Como foi possível uma tão gloriosa imaginação em Mary, quando estava nos 19 anos de idade e concebeu a história do professor Frankenstein e sua singular criatura: O objetivo era entreter o amante, o poeta Percy Shelley, e os amigos de ambos, Lord Byron e John Polidori, nas noites frias passadas na casa na margem do Lago Leman, onde passavam uma temporada.
O espanto é tanto maior, quanto é sabido ter sido obra de talento nunca mais igualado nas que se lhe seguiriam. Mas a jovem vivia um momento peculiar na sua vida: fugira da conservadora Inglaterra com o amante casado para se salvaguardar das intempestivas reações do progenitor e da má-língua londrina. A paixão avassaladora, que sentia, estava de acordo com a mentalidade romântica do seu tempo, quando se potenciavam emoções, quer no quanto poderiam ter de jubilatório, quer de trágicas desilusões.
O romance escrito em 1816, mas incessantemente reeditado e traduzido nos dois séculos seguintes, remetia não só para o Romantismo - então no seu fulgor! -, mas também para a teoria do bom selvagem de Jean Jacques Rousseau, já que o monstro começa por ter boa índole, quando acordado pela eletricidade, mas é a rejeição, de que se vê alvo ao encarar com quem lhe surge pela frente, a despertar-lhe os instintos assassinos.

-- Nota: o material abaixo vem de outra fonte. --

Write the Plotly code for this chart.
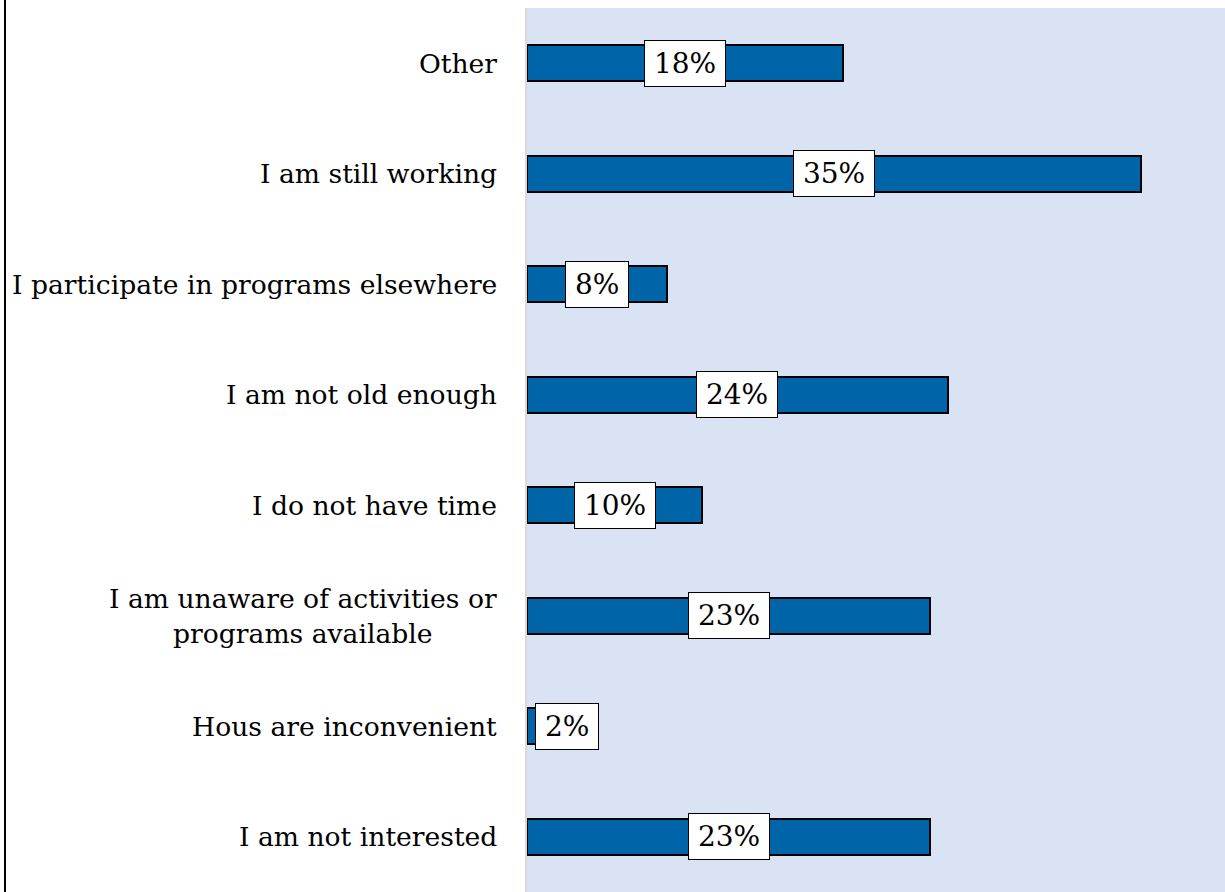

Como se a sociedade humana fosse a verdadeira responsável pelo que de pior emergiria do íntimo de cada um dos seus membros.
A Natureza, que serve de cenário ao drama, com os contrafortes alpinos a dar-lhe majestosa expressão - embora os glaciares descritos no livro já se tenham transformado em agrestes caminhos rochosos! - , continua a fornecer exemplos de emoções românticas intensas como sucedeu em 13 de julho de 2017, quando o degelo revelou os corpos mumificados de um casal desaparecido setenta e cinco anos antes nas mais elevadas altitudes, aonde se haviam deslocado para verificar como estavam as suas cabeças de gado nas pastagens da transumância estival. A imagem dos cadáveres ainda discerníveis conteve algo de grotesco, que se enquadra dentro do género ficcional que a criatura de Mary Shelley inauguraria na literatura e, sobretudo, no cinema. Tanto mais que, nas últimas páginas do romance, quando o criador já morreu na sua presença, a sua criatura promete acabar com os crimes dirigindo-se para o deserto gelado e aí morrer.